The Clarion Ledger reports that newly released U.S. Census Bureau data, which offers a snapshot of local populations nationally from July 2021 to July 2022, counted 145,995 Jackson residents. That figure represents a decline of 3,766 people living in Mississippi’s capital. The 2.5 percent drop makes Jackson the fastest-shrinking city in America with at least 50,000 residents.
Previous Census data showed that Jackson’s population is 83 percent Black, and 26 percent of residents live in poverty. White flight from the city to the suburbs started in 1970 when school integration was mandated, causing an erosion of Jackson’s tax base.
Many point to Jackson’s constant drinking water crisis as one of the main reasons that residents are fleeing the city.
Jackson mayor Chokwe Antar Lumumba has stated that long-overdue maintenance and short staffing have plagued the city’s water system, which was overwhelmed by flooding from heavy rainfall last August that changed the chemical composition needed for treatment. Residents were already under a boil-water advisory when damage to an already decrepit water treatment plant caused the water pressure to fall so low that people couldn’t bathe, cook or flush toilets. The water crisis dragged on for weeks.
Less than a year after the water crisis, a dispute between Lumumba and city council members over a garbage collection contract reached a point where trash collection abruptly ended in April, causing a public health crisis. Residents went without trash pickup for more than a month before a new temporary contract was put into place.
Jackson also has a high homicide rate. By the end of 2021, there were 160 reported killings, 101.9 homicides per 100,000 residents, giving Jackson the highest per capita homicide rate of any major city in the nation, according to local station WLBT.

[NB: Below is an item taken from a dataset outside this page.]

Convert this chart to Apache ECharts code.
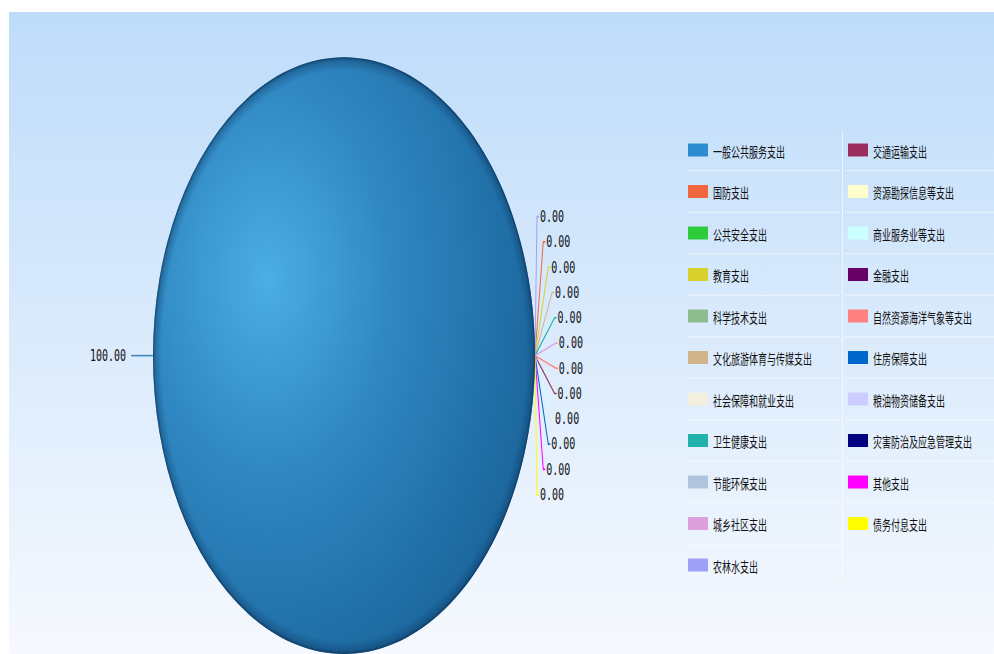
<!DOCTYPE html>
<html>
<head>
<meta charset="utf-8">
<script src="https://cdn.jsdelivr.net/npm/echarts@6/dist/echarts.min.js"></script>
<style>
html,body{margin:0;padding:0;background:#fff;width:994px;height:654px;overflow:hidden;}
#wrap{position:absolute;left:9px;top:12px;width:985px;height:642px;overflow:hidden;}
#chart{width:985px;height:411px;transform:scaleY(1.562);transform-origin:0 0;}
</style>
</head>
<body>
<div id="wrap"><div id="chart"></div></div>
<script>
// ---- data ----
const categories = [
  '一般公共服务支出','国防支出','公共安全支出','教育支出','科学技术支出',
  '文化旅游体育与传媒支出','社会保障和就业支出','卫生健康支出','节能环保支出','城乡社区支出',
  '农林水支出','交通运输支出','资源勘探信息等支出','商业服务业等支出','金融支出',
  '自然资源海洋气象等支出','住房保障支出','粮油物资储备支出','灾害防治及应急管理支出','其他支出',
  '债务付息支出'
];
const values = [100,0,0,0,0,0,0,0,0,0,0,0,0,0,0,0,0,0,0,0,0];
const colors = [
  '#2b8ccf','#f0673f','#2ecc3a','#d8d02c','#8fbc8f',
  '#d2b48c','#f3efdf','#20b2aa','#b0c4de','#dda0dd',
  '#a0a0f8','#9b2d5c','#ffffcc','#ccffff','#660066',
  '#ff8080','#0066cc','#ccccff','#000080','#ff00ff',
  '#ffff00'
];
const legendCol1 = categories.slice(0, 11);
const legendCol2 = categories.slice(11);
// zero-value slices whose labels are visible in the picture, top to bottom
const labelledZeros = [
  '农林水支出','国防支出','教育支出','文化旅游体育与传媒支出','卫生健康支出','城乡社区支出',
  '自然资源海洋气象等支出','交通运输支出','商业服务业等支出','住房保障支出','其他支出','债务付息支出'
];

const SY = 1.562;              // vertical stretch applied to the drawing
const toPre = y => (y - 12) / SY;

const chart = echarts.init(document.getElementById('chart'), null, {renderer: 'svg'});

const mainGradient = {
  type: 'radial', x: 0.3, y: 0.37, r: 0.8,
  colorStops: [
    {offset: 0, color: '#4baee4'},
    {offset: 0.4, color: '#3088c2'},
    {offset: 0.78, color: '#206fa7'},
    {offset: 1, color: '#196196'}
  ]
};
const rimGradient = {
  type: 'radial', x: 0.5, y: 0.5, r: 0.5,
  colorStops: [
    {offset: 0, color: 'rgba(8,45,85,0)'},
    {offset: 0.955, color: 'rgba(8,45,85,0)'},
    {offset: 0.988, color: 'rgba(8,45,85,0.3)'},
    {offset: 1, color: 'rgba(6,38,72,0.7)'}
  ]
};

const pieData = categories.map((name, i) => {
  const item = {name: name, value: values[i], itemStyle: {color: colors[i]}};
  if (i === 0) {
    item.itemStyle = {color: mainGradient};
    item.labelLine = {length: 12, length2: 10, lineStyle: {color: '#3a8cc0'}};
  } else if (labelledZeros.indexOf(name) < 0) {
    item.label = {show: false};
    item.labelLine = {show: false};
  }
  return item;
});
const rimData = categories.map((name, i) => ({name: name, value: values[i]}));

// spread the zero labels in a fan to the right of the slice edge
function zeroLabelLayout(params) {
  if (params.dataIndex === 0) return {};
  const name = categories[params.dataIndex];
  const k = labelledZeros.indexOf(name);
  if (k < 0) return {};
  const anchor = params.labelLinePoints ? params.labelLinePoints[0]
    : [params.rect.x + params.rect.width, params.rect.y + params.rect.height / 2];
  const half = 89;
  const n = labelledZeros.length;
  const dy = -half + (2 * half) * k / (n - 1);
  const t = Math.abs(dy) / half;
  const x = anchor[0] + 5 + 19 * (1 - t * t);
  const y = anchor[1] + dy;
  return {
    x: x, y: y, align: 'left', verticalAlign: 'middle',
    labelLinePoints: [[anchor[0], anchor[1]], [x - 3, y], [x - 1, y]]
  };
}

// separator lines of the legend table
const graphics = [];
const rowPitch = 41.5, firstRow = 150;
for (let k = 0; k < 10; k++) {
  const y = toPre(firstRow + rowPitch / 2 + k * rowPitch);
  graphics.push({type: 'line', silent: true, shape: {x1: 679, y1: y, x2: 831, y2: y},
    style: {stroke: 'rgba(255,255,255,0.6)', lineWidth: 0.7}});
  if (k < 9) graphics.push({type: 'line', silent: true, shape: {x1: 836, y1: y, x2: 985, y2: y},
    style: {stroke: 'rgba(255,255,255,0.6)', lineWidth: 0.7}});
}
graphics.push({type: 'line', silent: true,
  shape: {x1: 833.5, y1: toPre(130), x2: 833.5, y2: toPre(578)},
  style: {stroke: 'rgba(255,255,255,0.6)', lineWidth: 1}});

const legendCommon = {
  orient: 'vertical', padding: 0, icon: 'rect',
  itemWidth: 20, itemHeight: 8.3, itemGap: 14.57,
  top: toPre(150) - 6,
  textStyle: {fontSize: 9, lineHeight: 12, color: '#111', fontFamily: 'Noto Sans CJK SC'}
};
const legendItems = list => list.map(name => ({
  name: name, itemStyle: {color: colors[categories.indexOf(name)]}
}));

chart.setOption({
  backgroundColor: {
    type: 'linear', x: 0, y: 0, x2: 0, y2: 1,
    colorStops: [{offset: 0, color: '#bedcfa'}, {offset: 1, color: '#f6f9fe'}]
  },
  animation: false,
  color: colors,
  graphic: graphics,
  legend: [
    Object.assign({}, legendCommon, {left: 679, data: legendItems(legendCol1)}),
    Object.assign({}, legendCommon, {left: 839, data: legendItems(legendCol2)})
  ],
  series: [
    {
      type: 'pie', name: 'main',
      center: [335, 220], radius: 191,
      startAngle: 0, clockwise: true,
      avoidLabelOverlap: false,
      label: {
        show: true, position: 'outside',
        formatter: p => Number(p.value).toFixed(2),
        fontFamily: 'DejaVu Sans Mono', fontSize: 10, color: '#111', lineHeight: 10
      },
      labelLine: {show: true, length: 8, length2: 6, lineStyle: {width: 1}},
      labelLayout: zeroLabelLayout,
      emphasis: {disabled: true},
      data: pieData
    },
    {
      type: 'pie', name: 'rim', silent: true,
      center: [335, 220], radius: 191,
      startAngle: 0, clockwise: true,
      label: {show: false}, labelLine: {show: false},
      emphasis: {disabled: true},
      itemStyle: {color: rimGradient},
      data: rimData
    }
  ]
});
</script>
</body>
</html>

But Jeff Rent, president and CEO of the Greater Jackson Chamber Partnership, told the Clarion Ledger that better days are ahead.
"Fixing the water will help heal some of the frustrations. We continue to pave roads through the 1% sales tax, and we are recruiting new and exciting companies to the area," Rent said, adding, "So, there are some things going on that can help make this trend turn around."